IEBC terminated Sh3b tender to save its integrity

IEBC Chief Executive Officer Ezra Chiloba. (Photo: David Njaaga/Standard)

The Independent Electoral and Boundaries Commission (IEBC) terminated a Sh3 billion tender to protect its image and integrity.

It has emerged that taxpayers could have lost a massive Sh2 billion if IEBC had gone ahead to comply with an order to award the deal to French firm Gemalto.

The IEBC realised the firm had quoted Sh5.2 billion after the IT Company was solely qualified from the 10 firms that were evaluated.

Wednesday, IEBC's Chief Executive Officer Ezra Chiloba wrote to Gemalto communicating the decision to terminate the tender citing three grounds among them budgetary constraints.

"The IEBC notifies you that the tender has been terminated due to, among other reasons, inadequate budgetary provision as your financial bid was significantly above the budgetary provision," stated Mr Chiloba's letter.

The notification was also sent to the other nine firms.

Chiloba was acting to save the commission from litigation and possible prosecution of IEBC staff for bungling the process.

The IEBC was also forced to make the decision following an earlier announcement that they would single-source due to the strict timelines.

The commission had opened the tender and begun evaluating the 10 firms for the Kenya Integrated Elections Management System (Kiems) whose cost was estimated at about Sh3 billion when it was stopped mid last month.

The firms were France's Safran Identity and Security, Gemalto Security, Novus Holding of South Africa, Lithotech (South Africa), Supertech STL (Ghana), Kenya's Compulynx, the UK's Smartmatic, Avante Tech from the US, Bigradap Tech of South Africa and Spanish firm Indra Technology.

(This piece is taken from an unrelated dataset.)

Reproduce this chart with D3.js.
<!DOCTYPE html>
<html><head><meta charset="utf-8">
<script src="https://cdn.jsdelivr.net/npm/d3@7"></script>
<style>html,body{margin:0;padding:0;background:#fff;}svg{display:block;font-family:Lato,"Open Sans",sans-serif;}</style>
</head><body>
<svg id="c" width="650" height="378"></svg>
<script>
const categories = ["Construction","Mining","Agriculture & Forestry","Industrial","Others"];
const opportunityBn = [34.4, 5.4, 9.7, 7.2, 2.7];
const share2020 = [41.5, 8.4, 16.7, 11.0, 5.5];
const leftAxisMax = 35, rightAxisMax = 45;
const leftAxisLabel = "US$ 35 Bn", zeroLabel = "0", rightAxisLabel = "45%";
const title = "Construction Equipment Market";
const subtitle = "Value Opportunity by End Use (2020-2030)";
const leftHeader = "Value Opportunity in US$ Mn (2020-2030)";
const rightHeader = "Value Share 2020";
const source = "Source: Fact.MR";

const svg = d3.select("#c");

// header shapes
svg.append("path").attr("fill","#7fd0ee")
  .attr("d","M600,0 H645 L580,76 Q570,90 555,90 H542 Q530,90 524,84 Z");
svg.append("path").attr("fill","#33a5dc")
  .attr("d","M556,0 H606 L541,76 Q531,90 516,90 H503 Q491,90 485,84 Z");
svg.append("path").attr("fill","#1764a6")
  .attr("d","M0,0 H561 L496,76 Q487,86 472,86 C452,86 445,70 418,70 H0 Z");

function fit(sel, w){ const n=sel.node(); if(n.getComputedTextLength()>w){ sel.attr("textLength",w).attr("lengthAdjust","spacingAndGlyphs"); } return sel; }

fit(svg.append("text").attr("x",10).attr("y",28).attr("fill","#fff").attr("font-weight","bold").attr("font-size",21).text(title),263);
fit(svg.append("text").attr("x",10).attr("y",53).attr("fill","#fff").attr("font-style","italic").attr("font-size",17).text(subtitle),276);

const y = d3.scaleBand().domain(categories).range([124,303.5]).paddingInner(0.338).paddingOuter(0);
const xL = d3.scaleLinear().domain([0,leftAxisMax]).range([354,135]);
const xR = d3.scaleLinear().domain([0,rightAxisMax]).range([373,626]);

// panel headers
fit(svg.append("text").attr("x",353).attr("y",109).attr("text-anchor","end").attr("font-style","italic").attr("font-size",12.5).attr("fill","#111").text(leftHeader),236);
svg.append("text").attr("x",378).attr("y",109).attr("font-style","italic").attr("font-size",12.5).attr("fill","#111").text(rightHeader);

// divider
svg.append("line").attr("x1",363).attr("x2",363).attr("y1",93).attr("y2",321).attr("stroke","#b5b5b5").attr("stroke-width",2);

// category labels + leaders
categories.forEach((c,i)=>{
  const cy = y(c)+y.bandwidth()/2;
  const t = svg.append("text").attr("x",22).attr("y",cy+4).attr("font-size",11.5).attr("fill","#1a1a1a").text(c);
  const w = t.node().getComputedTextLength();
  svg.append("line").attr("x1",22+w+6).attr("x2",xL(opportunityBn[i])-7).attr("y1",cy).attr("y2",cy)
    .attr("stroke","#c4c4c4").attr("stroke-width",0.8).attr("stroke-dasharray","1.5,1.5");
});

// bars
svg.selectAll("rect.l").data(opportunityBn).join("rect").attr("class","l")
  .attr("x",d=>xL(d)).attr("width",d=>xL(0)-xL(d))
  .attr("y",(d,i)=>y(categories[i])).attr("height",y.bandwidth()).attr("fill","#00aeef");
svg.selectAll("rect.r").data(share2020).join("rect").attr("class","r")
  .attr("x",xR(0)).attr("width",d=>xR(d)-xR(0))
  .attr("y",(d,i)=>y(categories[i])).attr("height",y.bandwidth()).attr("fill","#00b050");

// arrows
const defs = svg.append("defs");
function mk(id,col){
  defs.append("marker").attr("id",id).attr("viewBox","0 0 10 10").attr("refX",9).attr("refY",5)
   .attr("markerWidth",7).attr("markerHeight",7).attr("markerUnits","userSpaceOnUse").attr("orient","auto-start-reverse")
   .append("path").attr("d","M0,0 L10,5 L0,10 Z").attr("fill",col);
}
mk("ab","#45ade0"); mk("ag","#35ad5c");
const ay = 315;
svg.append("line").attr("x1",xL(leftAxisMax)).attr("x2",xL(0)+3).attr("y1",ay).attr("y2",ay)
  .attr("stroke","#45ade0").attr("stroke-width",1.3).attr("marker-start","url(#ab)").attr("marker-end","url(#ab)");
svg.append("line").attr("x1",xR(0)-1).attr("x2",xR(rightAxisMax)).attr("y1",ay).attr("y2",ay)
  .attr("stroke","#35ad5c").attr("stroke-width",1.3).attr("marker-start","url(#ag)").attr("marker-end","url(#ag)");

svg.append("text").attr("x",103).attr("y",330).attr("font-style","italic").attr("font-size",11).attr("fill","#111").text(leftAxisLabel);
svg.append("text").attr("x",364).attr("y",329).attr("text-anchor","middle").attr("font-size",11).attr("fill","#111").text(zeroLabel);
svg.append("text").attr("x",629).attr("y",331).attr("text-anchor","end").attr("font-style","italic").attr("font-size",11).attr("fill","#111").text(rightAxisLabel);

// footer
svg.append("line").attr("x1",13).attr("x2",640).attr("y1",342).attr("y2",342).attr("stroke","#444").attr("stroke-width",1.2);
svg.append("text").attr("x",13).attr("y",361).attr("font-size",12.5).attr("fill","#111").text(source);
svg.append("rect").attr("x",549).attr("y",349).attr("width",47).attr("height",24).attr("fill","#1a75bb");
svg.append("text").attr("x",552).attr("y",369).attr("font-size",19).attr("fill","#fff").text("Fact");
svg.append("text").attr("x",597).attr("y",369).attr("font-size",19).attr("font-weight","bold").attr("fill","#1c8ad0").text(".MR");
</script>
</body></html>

The successful firm was to provide the commission with a solution to integrate Biometric Voter Registration (BVR), Electronic Voter Identification Device (Evid), Electronic Voter Tallying (EVT) and Electronic Result Transmission kits.

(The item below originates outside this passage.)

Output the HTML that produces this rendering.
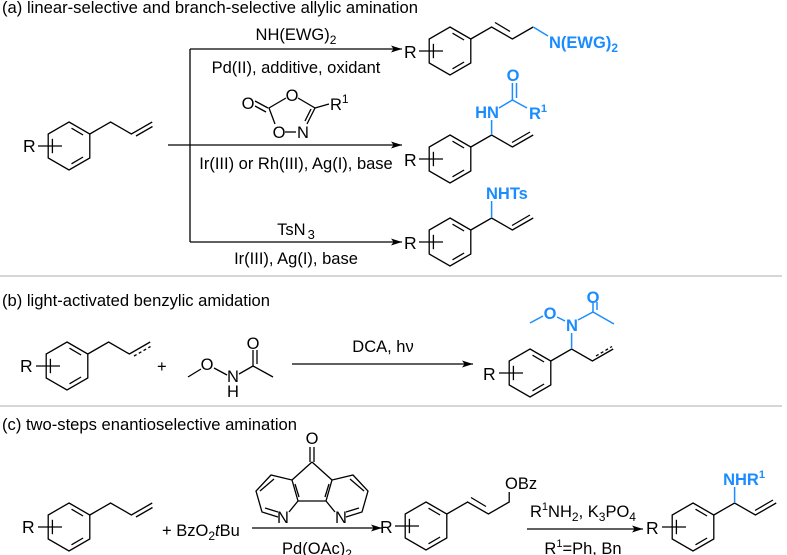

The current row rekindled memories of 2012, when IEBC failed to navigate vendor wars leading to the hiccups of the process of acquiring BVR kits, leading to a Government-to-Government arrangement.

The late procurement of Evid also faced a similar fate when the kits largely failed in the March 4, 2013 polls.

James Oswago, the former CEO of IEBC, is currently in court battling cases related to corruption in procurement related to the 2013 elections, while all nine commissioners were thrown out last year.